Great Grief

A year ago this week, I was in my pjs, watching the golden girls- a ritual that ends most of my days. That summer I had been trying not to check my phone just before going to sleep, but I couldn't resist. I swiped at the screen opening twitter and the first thing my eyes focused on was a tweet from Chris Hayes announcing a shooting in a black church. 

I was devastated. 

After a year of proclaiming "black lives matter"

After writing out my thoughts and feelings on Trayvon and Jordan and Walter and Michael and Dajerria and too many others

it had all culminated in my own devastation

Here we are, one year later and in the same week as we reflect on this massacre, we endure the pain of another which took the lives of 49 mostly brown and black LGBT people, and traumatized many more. 

I cant tell you how tired I am of speaking of death. 

Back in January, I taught a mini class on The New Jim Crow. At the end of each class period, I carved out half an hour to interrogate how our theology requires us to respond to our lesson. While preparing for a particular class, I turned to 1 John 4:18 to add it to my notes for the class. I could quote the first half of the verse off the top of my head, "There is no fear in love, but perfect love casts out fear." However, as I reflected on this passage, I read the next seven words with new eyes, "for fear has to do with punishment." Fear & Punishment had been exactly what I was trying to name since I learned Trayvon Martin's name. 

Fear & Punishment- the connection I have desperately been trying to name in unpacking the insidious nature and real consequences of white supremacy. 

Fear & Punishment have too long been the dominate (Christian religious) rhetoric surrounding the LGBTQ community, and it is rare that I hear Christians even acknowledge the existence of Intersex or Asexual persons.  

Fear & Punishment have been America's standard operating procedure for interacting with marginalized communities. 

And the death toll rises.

And so does the grief and the trauma and the tears and the pain and the frustration and the exhaustion and the anger and the rage.

Every time there is a tragic hate crime, specifically attacking a marginalized community, I see lots of pithy words on colorful backgrounds in decorative text. I see avatars that have changed colors, or filters or images. I see a ton of beautiful connections and support between the members of the marginalized communities most impacted. I even see expressions of allyship from friends and family members. We have had so many massacres in this country, all the above have become in many ways necessary.
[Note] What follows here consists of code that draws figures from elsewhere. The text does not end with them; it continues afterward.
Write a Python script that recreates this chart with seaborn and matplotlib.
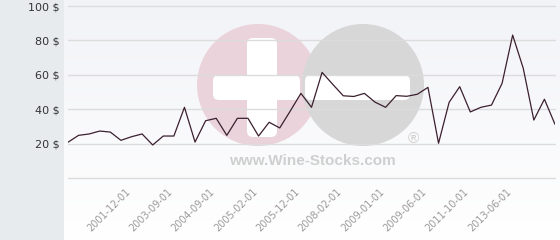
import numpy as np
import pandas as pd
import matplotlib
matplotlib.use("Agg")
import matplotlib.pyplot as plt
import matplotlib.transforms as mtransforms
from matplotlib.patches import Circle, FancyBboxPatch
from matplotlib.colors import LinearSegmentedColormap
import seaborn as sns

# ---- data ----
prices = [20.8, 24.8, 25.6, 27.3, 26.7, 21.9, 24.0, 25.6, 19.2, 24.4,
          24.4, 41.1, 20.9, 33.3, 34.7, 24.8, 34.7, 34.7, 24.4, 32.4,
          29.1, 39.0, 49.2, 41.1, 61.4, 54.5, 47.8, 47.4, 49.2, 44.1,
          41.1, 47.9, 47.5, 48.7, 52.7, 20.2, 44.0, 53.1, 38.4, 41.1,
          42.4, 55.0, 83.1, 63.8, 33.7, 45.8, 31.2]
tick_labels = ["2001-12-01", "2003-09-01", "2004-09-01", "2005-02-01",
               "2005-12-01", "2008-02-01", "2009-01-01", "2009-06-01",
               "2011-10-01", "2013-06-01"]
first_labeled = 6
label_step = 4
y_ticks = [0, 20, 40, 60, 80, 100]

df = pd.DataFrame({"idx": np.arange(len(prices)), "price": prices})

sns.set_theme(style="white")
plt.rcParams['font.family'] = ['DejaVu Sans']

W, H = 560, 240
fig = plt.figure(figsize=(W / 100, H / 100), dpi=100)
fig.patch.set_facecolor("#e7ebee")

# background + watermark layer (pixel coordinates)
bg = fig.add_axes([0, 0, 1, 1], zorder=0)
bg.axis("off")
grad = np.linspace(0, 1, 256)[:, None]
cmap = LinearSegmentedColormap.from_list("g", ["#f2f3f7", "#ffffff"])
bg.imshow(grad, cmap=cmap, extent=(64, W, H, 0), aspect="auto", zorder=0)
bg.set_xlim(0, W)
bg.set_ylim(H, 0)

pink = "#ead3da"
grey = "#d7d7d8"
bg.add_patch(Circle((258, 85), 61, color=pink, zorder=1, lw=0))
bg.add_patch(Circle((363, 85), 61, color=grey, zorder=2, lw=0))
# plus sign
bg.add_patch(FancyBboxPatch((247 + 6, 38 + 6), 30 - 12, 99 - 12,
                            boxstyle="round,pad=6", color="white", zorder=3, lw=0))
bg.add_patch(FancyBboxPatch((213 + 6, 75 + 6), 87 - 12, 25 - 12,
                            boxstyle="round,pad=6", color="white", zorder=3, lw=0))
# minus sign
bg.add_patch(FancyBboxPatch((305 + 6, 75 + 6), 105 - 12, 25 - 12,
                            boxstyle="round,pad=6", color="white", zorder=3, lw=0))
bg.text(312, 161, "www.Wine-Stocks.com", ha="center", va="center",
        fontsize=11, fontweight="bold", color="#cfcfcf", zorder=4,
        family=["Liberation Sans", "DejaVu Sans"])
bg.text(413, 139, "®", ha="center", va="center", fontsize=11,
        color="#cfcfcf", zorder=4, family=["Liberation Sans", "DejaVu Sans"])

# main axes
L, R, T, B = 68, 555, 6, 178
ax = fig.add_axes([L / W, 1 - B / H, (R - L) / W, (B - T) / H], zorder=2)
ax.set_facecolor("none")

sns.lineplot(data=df, x="idx", y="price", ax=ax, color="#3b1f2e", lw=0.9)

ax.set_xlim(0, len(prices) - 1)
ax.set_ylim(0, 100)
ax.set_yticks(y_ticks)
ax.set_yticklabels(["" if v == 0 else f"{v} $" for v in y_ticks],
                   fontsize=8, color="#333333")
ax.yaxis.grid(True, color="#dcdcdc", lw=1)
ax.xaxis.grid(False)
ax.set_axisbelow(True)
for gl in ax.get_ygridlines():
    gl.set_clip_on(False)
pos = [first_labeled + label_step * i for i in range(len(tick_labels))]
ax.set_xticks(pos)
ax.set_xticklabels(tick_labels, rotation=45, ha="right", va="center",
                   rotation_mode="anchor", fontsize=7, color="#9a9a9a")
ax.tick_params(axis="x", length=0, pad=9)
ax.tick_params(axis="y", length=0, pad=6)
shift = mtransforms.ScaledTranslation(-3 / 100, 0, fig.dpi_scale_trans)
for lab in ax.get_xticklabels():
    lab.set_transform(lab.get_transform() + shift)
ax.set_xlabel("")
ax.set_ylabel("")
for s in ax.spines.values():
    s.set_visible(False)

fig.savefig("out.png", dpi=100, facecolor=fig.get_facecolor())
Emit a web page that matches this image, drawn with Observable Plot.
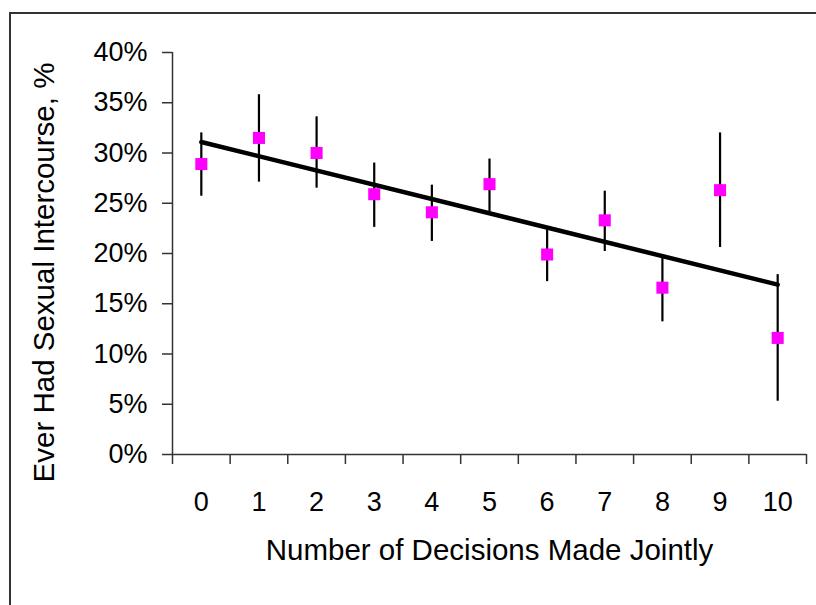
<!DOCTYPE html>
<html>
<head>
<meta charset="utf-8">
<script src="https://cdn.jsdelivr.net/npm/d3@7"></script>
<script src="https://cdn.jsdelivr.net/npm/@observablehq/plot@0.6"></script>
<style>
  html, body { margin: 0; padding: 0; background: #fff; overflow: hidden; }
  #wrap { position: relative; width: 816px; height: 605px; }
  #frame { position: absolute; left: 9px; top: 12px; width: 900px; height: 700px;
           border-left: 2px solid #333; border-top: 2px solid #333; pointer-events: none; }
  #chart { position: absolute; left: 0; top: 0; }
</style>
</head>
<body>
<div id="wrap"><div id="chart"></div><div id="frame"></div></div>
<script>
// Number of decisions made jointly
const categories = [0, 1, 2, 3, 4, 5, 6, 7, 8, 9, 10];
// Ever had sexual intercourse, %
const rate  = [28.9, 31.5, 30.0, 25.9, 24.1, 26.9, 19.9, 23.3, 16.6, 26.3, 11.6];
const lower = [25.7, 27.1, 26.5, 22.6, 21.2, 24.1, 17.2, 20.2, 13.2, 20.6, 5.3];
const upper = [32.0, 35.8, 33.6, 29.0, 26.8, 29.4, 22.5, 26.2, 19.6, 32.0, 17.9];
// fitted linear trend
const trendX = [0, 10];
const trendY = [31.1, 16.9];
// axis ticks
const yTicks = [0, 5, 10, 15, 20, 25, 30, 35, 40];
const xBoundaries = [-0.5, 0.5, 1.5, 2.5, 3.5, 4.5, 5.5, 6.5, 7.5, 8.5, 9.5, 10.5];
const xTitle = "Number of Decisions Made Jointly";
const yTitle = "Ever Had Sexual Intercourse, %";

const data = categories.map((c, i) => ({x: c, y: rate[i], lo: lower[i], hi: upper[i]}));
const trend = trendX.map((x, i) => ({x, y: trendY[i]}));

const axisColor = "#333";
const font = "'Liberation Sans', Arial, sans-serif";

const chart = Plot.plot({
  width: 816,
  height: 605,
  marginLeft: 172,
  marginRight: 10,
  marginTop: 52,
  marginBottom: 151,
  style: {fontFamily: font, fontSize: "27px", background: "transparent", color: "#000", overflow: "visible"},
  x: {type: "linear", domain: [-0.5, 10.5]},
  y: {domain: [0, 40]},
  marks: [
    Plot.axisY({ticks: yTicks, tickFormat: d => d + "%", tickSize: 10, tickPadding: 15,
                stroke: axisColor, strokeWidth: 1.5, fill: "#000", fontSize: 27, label: null}),
    Plot.axisX({ticks: xBoundaries, tickFormat: () => "", tickSize: 10,
                stroke: axisColor, strokeWidth: 1.5, label: null}),
    Plot.axisX({ticks: categories, tickFormat: d => String(d), tickSize: 0, tickPadding: 37,
                fill: "#000", fontSize: 27, label: null}),
    Plot.ruleX([-0.5], {stroke: axisColor, strokeWidth: 1.5}),
    Plot.ruleY([0], {stroke: axisColor, strokeWidth: 1.5}),
    Plot.ruleX(data, {x: "x", y1: "lo", y2: "hi", stroke: "#000", strokeWidth: 2.2}),
    Plot.line(trend, {x: "x", y: "y", stroke: "#000", strokeWidth: 4.5}),
    Plot.dot(data, {x: "x", y: "y", symbol: "square", r: 6.8, fill: "#FF00FF", stroke: "none"}),
    Plot.text([xTitle], {frameAnchor: "bottom", textAnchor: "middle", lineAnchor: "middle", dy: 96,
                         text: d => d, fontSize: 29.5, fill: "#000"}),
    Plot.text([yTitle], {frameAnchor: "left", textAnchor: "middle", lineAnchor: "middle", rotate: -90,
                         dx: -128, dy: 19, text: d => d, fontSize: 29.5, fill: "#000"})
  ]
});
document.getElementById("chart").appendChild(chart);
</script>
</body>
</html>
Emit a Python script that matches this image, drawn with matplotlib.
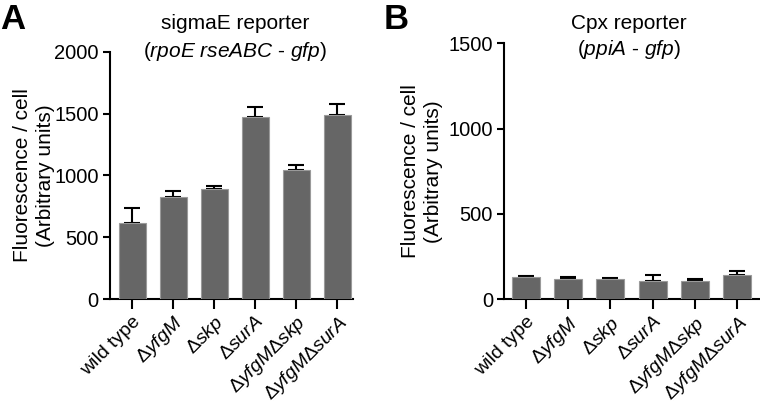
import matplotlib
matplotlib.use("Agg")
import numpy as np
import matplotlib.pyplot as plt

plt.rcParams['font.family'] = ['Liberation Sans', 'DejaVu Sans']
plt.rcParams['mathtext.fontset'] = 'custom'
plt.rcParams['mathtext.rm'] = 'Liberation Sans'
plt.rcParams['mathtext.it'] = 'Liberation Sans:italic'

strains = ['wild type', 'Δ$\\mathit{yfgM}$', 'Δ$\\mathit{skp}$', 'Δ$\\mathit{surA}$',
           'Δ$\\mathit{yfgM}$Δ$\\mathit{skp}$', 'Δ$\\mathit{yfgM}$Δ$\\mathit{surA}$']

sigmae_mean = [618, 828, 888, 1476, 1047, 1490]
sigmae_err = [119, 49, 30, 81, 40, 86]

cpx_mean = [129, 119, 119, 107, 107, 144]
cpx_err = [7, 11, 8, 35, 14, 24]

BAR = '#666666'
EDGE = '#9a9a9a'
FS = 15
TS = 14

fig = plt.figure(figsize=(7.6, 4.04), dpi=100, facecolor='white')
axA = fig.add_axes([0.1447, 0.2599, 0.3198, 0.6114])
axB = fig.add_axes([0.6632, 0.2591, 0.3358, 0.6337])


def draw(ax, means, errs, ymax, step, xlim):
    x = np.arange(len(means))
    ax.bar(x, means, width=0.66, color=BAR, edgecolor=EDGE, linewidth=0.8, zorder=3)
    ax.errorbar(x, means, yerr=[np.zeros(len(errs)), errs], fmt='none',
                ecolor='black', elinewidth=1.5, capsize=5.8, capthick=1.5, zorder=2)
    ax.set_ylim(0, ymax)
    ax.set_xlim(*xlim)
    ax.set_yticks(np.arange(0, ymax + 1, step))
    ax.set_xticks(x)
    ax.set_xticklabels(strains, rotation=45, ha='right', rotation_mode='anchor', fontsize=TS)
    ax.tick_params(axis='y', labelsize=TS + 0.5, length=5, width=1.5, pad=3)
    ax.tick_params(axis='x', length=7, width=1.5, pad=3)
    for s in ['top', 'right']:
        ax.spines[s].set_visible(False)
    for s in ['left', 'bottom']:
        ax.spines[s].set_linewidth(1.5)
    ax.set_ylabel('Fluorescence / cell\n(Arbitrary units)', fontsize=FS, linespacing=1.3)


draw(axA, sigmae_mean, sigmae_err, 2000, 500, (-0.54, 5.39))
draw(axB, cpx_mean, cpx_err, 1500, 500, (-0.51, 5.52))
axA.yaxis.set_label_coords(-0.226, 0.5)
axB.yaxis.set_label_coords(-0.239, 0.5)

fig.text(0.309, 0.942, 'sigmaE reporter', ha='center', va='center', fontsize=FS)
fig.text(0.309, 0.873, '($\\mathit{rpoE\\ rseABC}$ - $\\mathit{gfp}$)', ha='center', va='center', fontsize=FS)
fig.text(0.828, 0.942, 'Cpx reporter', ha='center', va='center', fontsize=FS)
fig.text(0.828, 0.878, '($\\mathit{ppiA}$ - $\\mathit{gfp}$)', ha='center', va='center', fontsize=FS)

fig.text(0.0, 0.952, 'A', ha='left', va='center', fontsize=25, weight='bold')
fig.text(0.505, 0.952, 'B', ha='left', va='center', fontsize=25, weight='bold')

fig.savefig('out.png', dpi=100, facecolor='white')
What I wish was also considered necessary was an interrogation of the fears that drive the desire for punishment. I wish our rhetoric around love had more teeth. I wish we could see the connection between homophobia, islamophobia, and white supremacy (which is just a collection of phobias held by whiteness) and death. I wish we had the courage to call these acts of terror monstrous,

and ask ourselves what we have in common with the monster. 

It is often said that we hate what we fear. What we rarely talk about is that hate has demands. Hate is not disarmed. Hate requires blood. 

This is a great grief that we bare today. It is almost unreal that we are navigating the grief of one massacre while reflecting on another. Except it becoming a too familiar feeling.   

I have found myself, this week, oscillating between grief and hope, anger and love, frustration and defiance. It is entirely possible that if I deleted this post and wrote another in an hour, you'd get a completely different Austin. Thankfully the Spirit of God, Spirit of Love is not limited to my little blog post of the day, is not threatened by my text on a website, is not bounded by own fears for the safety of the communities I love. This is perhaps my gift of the day- that God is God and I am not. God isnt relying on my hopefulness. God isnt in need of my happy footnote on a day of great sadness. 

And so I rely on Scripture instead of my own feeble words. "For whoever fears has not been perfected in love. We love because God first loved us. If anyone says, “I love God,” and hates his brother, he is a liar; for he who does not love his brother whom he has seen cannot love God whom he has not seen. And this commandment we have from him: whoever loves God must also love his brother." 

May the Spirit of God that casts out fear permeate our hearts and lead to transformative action such that fear and punishment must succumb to love.